— Exercise —
From the first line of the data below through the line bearing "import * as", reproduce each line exactly; do not include pictures.

---------- Source data ----------

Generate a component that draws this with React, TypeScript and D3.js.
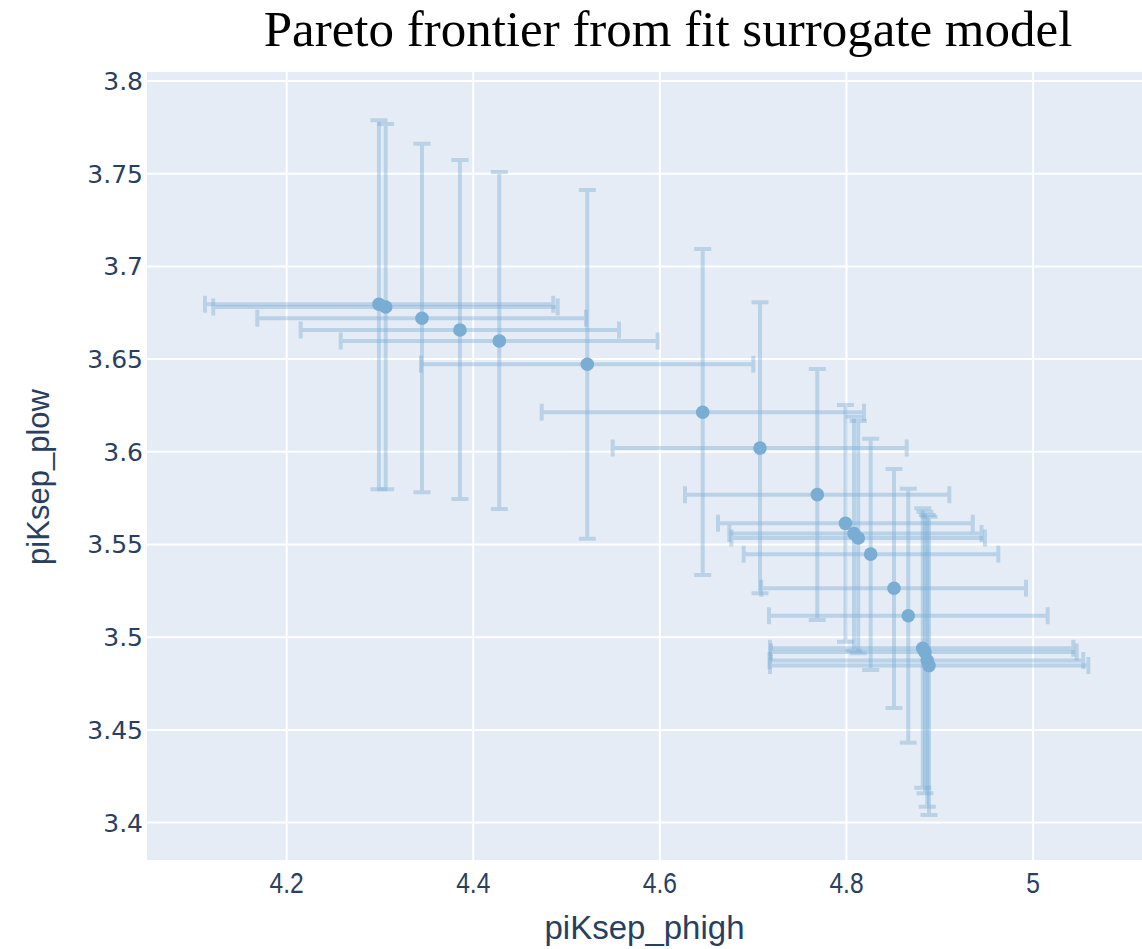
import React from "react";
import * as d3 from "d3";

// Pareto frontier points: objective means with their confidence bounds
const phighMean = [4.2989, 4.3061, 4.345, 4.3857, 4.4279, 4.5222, 4.6459, 4.7073, 4.7687, 4.7989, 4.808, 4.8126, 4.8259, 4.8509, 4.8662, 4.8817, 4.8841, 4.8866, 4.8884];
const phighLower = [4.1124, 4.1213, 4.1685, 4.215, 4.2579, 4.3439, 4.4733, 4.5494, 4.6269, 4.6623, 4.6744, 4.6765, 4.6898, 4.7086, 4.7169, 4.718, 4.7191, 4.7175, 4.718];
const phighUpper = [4.4857, 4.4905, 4.5208, 4.5562, 4.5976, 4.7001, 4.8188, 4.8645, 4.9102, 4.9353, 4.9447, 4.9484, 4.9627, 4.9924, 5.0156, 5.0431, 5.0467, 5.0538, 5.0592];
const plowMean = [3.6796, 3.6781, 3.672, 3.6657, 3.6598, 3.6472, 3.6213, 3.602, 3.5769, 3.5614, 3.5559, 3.5535, 3.5448, 3.5264, 3.5116, 3.494, 3.492, 3.4874, 3.4847];
const plowLower = [3.5798, 3.5798, 3.5782, 3.5745, 3.5692, 3.5531, 3.5336, 3.5237, 3.5093, 3.4976, 3.4927, 3.4913, 3.4823, 3.4618, 3.4431, 3.4188, 3.4158, 3.4086, 3.4041];
const plowUpper = [3.7788, 3.7768, 3.7662, 3.7574, 3.7509, 3.7412, 3.7094, 3.6806, 3.6447, 3.6252, 3.6189, 3.6166, 3.6071, 3.5907, 3.5801, 3.5695, 3.5677, 3.5659, 3.565];

const xTicks = [4.2, 4.4, 4.6, 4.8, 5];
const yTicks = [3.4, 3.45, 3.5, 3.55, 3.6, 3.65, 3.7, 3.75, 3.8];
const xDomain = [4.0503, 5.1167];
const yDomain = [3.37983, 3.80485];

const W = 1142;
const H = 949;
const plot = { left: 147, top: 72, right: 1142, bottom: 860 };

const BG = "#e5ecf6";
const INK = "#2a3f5f";
const BLUE = "rgb(121,173,212)";

export default function App() {
  const x = d3.scaleLinear().domain(xDomain).range([plot.left, plot.right]);
  const y = d3.scaleLinear().domain(yDomain).range([plot.bottom, plot.top]);
  const cap = 8.5;
  const fmtY = (v: number) => d3.format("~g")(+v.toFixed(2));

  return (
    <svg
      width={W}
      height={H}
      style={{ position: "absolute", left: 0, top: 0, background: "#fff" }}
    >
      <rect x={plot.left} y={plot.top} width={plot.right - plot.left} height={plot.bottom - plot.top} fill={BG} />
      {xTicks.map((t) => (
        <line key={"gx" + t} x1={x(t)} x2={x(t)} y1={plot.top} y2={plot.bottom} stroke="#fff" strokeWidth={2} />
      ))}
      {yTicks.map((t) => (
        <line key={"gy" + t} x1={plot.left} x2={plot.right} y1={y(t)} y2={y(t)} stroke="#fff" strokeWidth={2} />
      ))}

      <g stroke={BLUE} strokeOpacity={0.4} strokeWidth={4} fill="none">
        {phighMean.map((_, i) => {
          const cx = x(phighMean[i]);
          const cy = y(plowMean[i]);
          const x0 = x(phighLower[i]);
          const x1 = x(phighUpper[i]);
          const y0 = y(plowLower[i]);
          const y1 = y(plowUpper[i]);
          return (
            <g key={"e" + i}>
              <path d={`M${cx},${y0}V${y1}M${cx - cap},${y0}H${cx + cap}M${cx - cap},${y1}H${cx + cap}`} />
              <path d={`M${x0},${cy}H${x1}M${x0},${cy - cap}V${cy + cap}M${x1},${cy - cap}V${cy + cap}`} />
            </g>
          );
        })}
      </g>

      <g fill={BLUE}>
        {phighMean.map((v, i) => (
          <circle key={"m" + i} cx={x(v)} cy={y(plowMean[i])} r={6.8} />
        ))}
      </g>

      <g fill={INK} fontFamily="'DejaVu Sans', Verdana, sans-serif" fontSize={25} textAnchor="end">
        {yTicks.map((t) => (
          <text key={"ty" + t} x={143} y={y(t)} dy="0.36em">
            {fmtY(t)}
          </text>
        ))}
      </g>
      <g fill={INK} fontFamily="'Liberation Sans', Arial, sans-serif" fontSize={30} textAnchor="middle">
        {xTicks.map((t) => (
          <text key={"tx" + t} transform={`translate(${x(t)},893) scale(0.82,1)`}>
            {d3.format("~g")(t)}
          </text>
        ))}
      </g>

      <text x={(plot.left + plot.right) / 2} y={939} textAnchor="middle" fill={INK} fontFamily="'Liberation Sans', Arial, sans-serif" fontSize={33}>
        piKsep_phigh
      </text>
      <text transform={`translate(49,477) rotate(-90)`} textAnchor="middle" fill={INK} fontFamily="'Liberation Sans', Arial, sans-serif" fontSize={31}>
        piKsep_plow
      </text>

      <text x={668} y={46} textAnchor="middle" fill="#000" fontFamily="'Liberation Serif', 'Times New Roman', serif" fontSize={51}>
        Pareto frontier from fit surrogate model
      </text>
    </svg>
  );
}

----------

— The response —
Generate a component that draws this with React, TypeScript and D3.js.
import React from "react";
import * as d3 from "d3";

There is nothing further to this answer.